The huge drop we recently experienced on the Very Large Crude Carrier (VLCC) freight rates was only seasonal. Rising oil prices and the start of refining maintenance season in China contributed to a cutback in VLCC activity (and rates) in April and May.
According to the Norwegian Arctic Securities, latest China data sends positive signals. VLCCs appear to have bottomed out with benchmark rates marked higher in the last few days. "We believe that the increase is mainly demand driven and that imports, despite m-m volatility are on course for a double-digit gain (%) this year. We believe that demand is fundamentally strong.”

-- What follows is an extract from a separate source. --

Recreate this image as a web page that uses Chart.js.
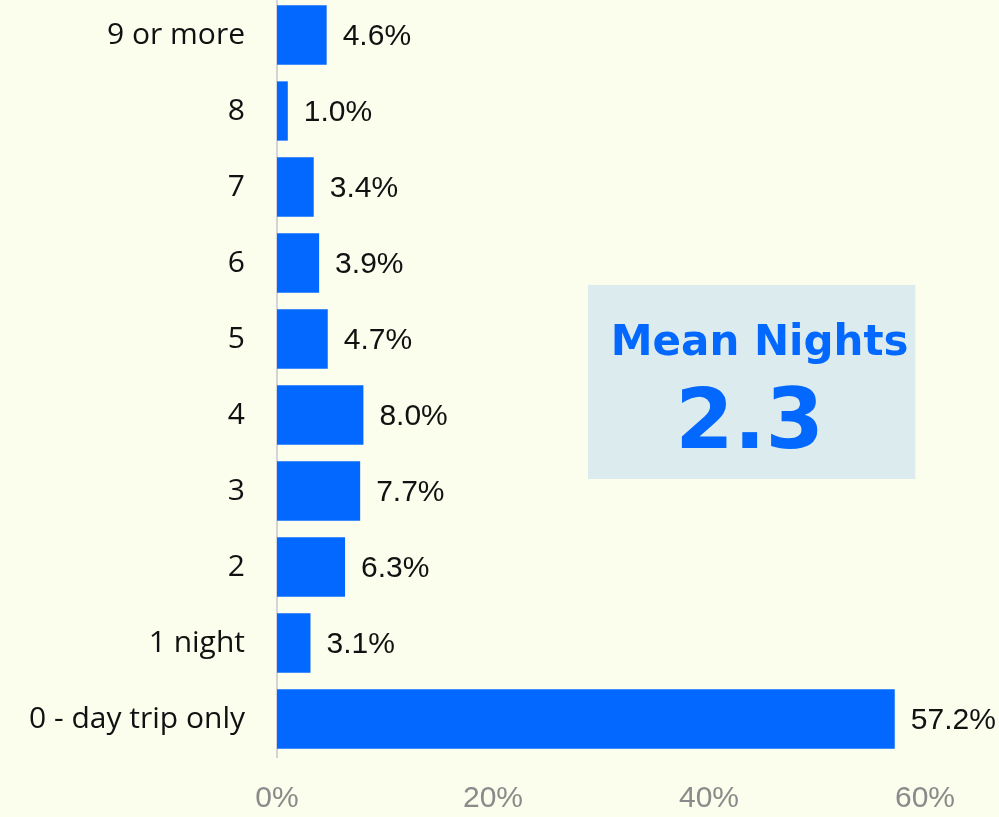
<!DOCTYPE html>
<html>
<head>
<meta charset="utf-8">
<script src="https://cdn.jsdelivr.net/npm/chart.js@4/dist/chart.umd.min.js"></script>
<style>
html,body{margin:0;padding:0;background:#FBFDED;overflow:hidden;}
#wrap{position:absolute;left:0;top:-3px;width:999px;height:820px;}
</style>
</head>
<body>
<div id="wrap"><canvas id="c" width="999" height="820"></canvas></div>
<script>
const categories = ["9 or more","8","7","6","5","4","3","2","1 night","0 - day trip only"];
const shares = [4.6, 1.0, 3.4, 3.9, 4.7, 8.0, 7.7, 6.3, 3.1, 57.2];
const xTicks = [0, 20, 40, 60];
const meanTitle = "Mean Nights";
const meanValue = "2.3";

const BLUE = "#0368FF";

const overlay = {
  id: "overlay",
  beforeDatasetsDraw(chart) {
    const {ctx, scales:{x, y}} = chart;
    const x0 = x.getPixelForValue(28.8), x1 = x.getPixelForValue(59.1);
    const yc = (y.getPixelForValue(4) + y.getPixelForValue(5)) / 2 + 5;
    const h = 194;
    ctx.save();
    ctx.fillStyle = "#DCEBEE";
    ctx.fillRect(x0, yc - h/2, x1 - x0, h);
    ctx.fillStyle = BLUE;
    ctx.textAlign = "center";
    ctx.textBaseline = "alphabetic";
    ctx.font = "bold 42px 'DejaVu Sans'";
    ctx.fillText(meanTitle, (x0 + x1)/2 + 8, yc - 27);
    ctx.font = "bold 84px 'DejaVu Sans'";
    ctx.fillText(meanValue, (x0 + x1)/2 - 2, yc + 66);
    ctx.restore();
  },
  afterDatasetsDraw(chart) {
    const {ctx} = chart;
    const meta = chart.getDatasetMeta(0);
    ctx.save();
    ctx.fillStyle = "#111111";
    ctx.font = "30px 'Liberation Sans'";
    ctx.textAlign = "left";
    ctx.textBaseline = "middle";
    meta.data.forEach((bar, i) => {
      ctx.fillText(shares[i].toFixed(1) + "%", bar.x + 16, bar.y + 2);
    });
    ctx.restore();
  }
};

new Chart(document.getElementById("c"), {
  type: "bar",
  data: {
    labels: categories,
    datasets: [{
      data: shares,
      backgroundColor: BLUE,
      borderWidth: 0,
      barPercentage: 0.78,
      categoryPercentage: 1.0
    }]
  },
  options: {
    indexAxis: "y",
    responsive: false,
    animation: false,
    devicePixelRatio: 1,
    layout: { padding: { left: 0, right: 74, top: 0, bottom: 0 } },
    plugins: { legend: { display: false }, tooltip: { enabled: false } },
    scales: {
      x: {
        min: 0, max: 60,
        afterBuildTicks(axis) { axis.ticks = xTicks.map(v => ({value: v})); },
        afterFit(axis) { axis.height = 60; axis.paddingLeft = 0; axis.paddingRight = 0; },
        grid: { display: false, drawTicks: false },
        border: { display: false },
        ticks: {
          padding: 24,
          color: "#8A8A8A",
          font: { family: "'Liberation Sans'", size: 30 },
          callback: v => v + "%"
        }
      },
      y: {
        afterFit(axis) { axis.width = 277; axis.paddingTop = 0; axis.paddingBottom = 0; },
        grid: { display: false, drawTicks: false },
        border: { display: true, color: "#D4D4D4", width: 2 },
        ticks: {
          padding: 32,
          color: "#111111",
          font: { family: "'Open Sans'", size: 30 }
        }
      }
    }
  },
  plugins: [overlay]
});
</script>
</body>
</html>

The correlation between oil price and tanker rates
The relationship between oil prices and tanker rates is not always straightforward as this Poten & Partners chart illustrates. However, sometimes there is a correlation. In March of this year, for example, a rise in tanker rates coincided with a sharp drop in oil prices. Lower oil prices lead to lower fuel costs and as such improve tanker earnings. However, this only explains a part of the increase in earnings. There was also a boost in tanker demand. The Chinese, which are price sensitive buyers, took advantage of lower prices by increasing imports in March.
As we approach the end of refinery maintenance and oil price dropped, Chinese demand is expected to make a seasonal recovery and tanker rates usually follows suit in Q3 and into the winter. “There is always uncertainty, but we remain bullish for the second half of 2023 and into 2024”, Poten wrote in their recent Tanker Opinion.
Attractive entry point?
According to Arctic, the fundamentally strong demand coupled with the constrained supply side (the tankers fleet is expected to actually shrink in size in the foreseeable future) leads to “now, is good time to enter the tankers space”.
VLCC spot rates for the Middle East Gulf to China benchmark route (TD3C) and the Breakwave Tanker Shipping ETF (BWET) were both up about 10% yesterday.
BWET has a 90% allocation in near-dated TD3C freight future contracts. Just saying…
Disclaimer: This is not an investment advice. Investing in freight futures can be volatile and is not suitable for all investors.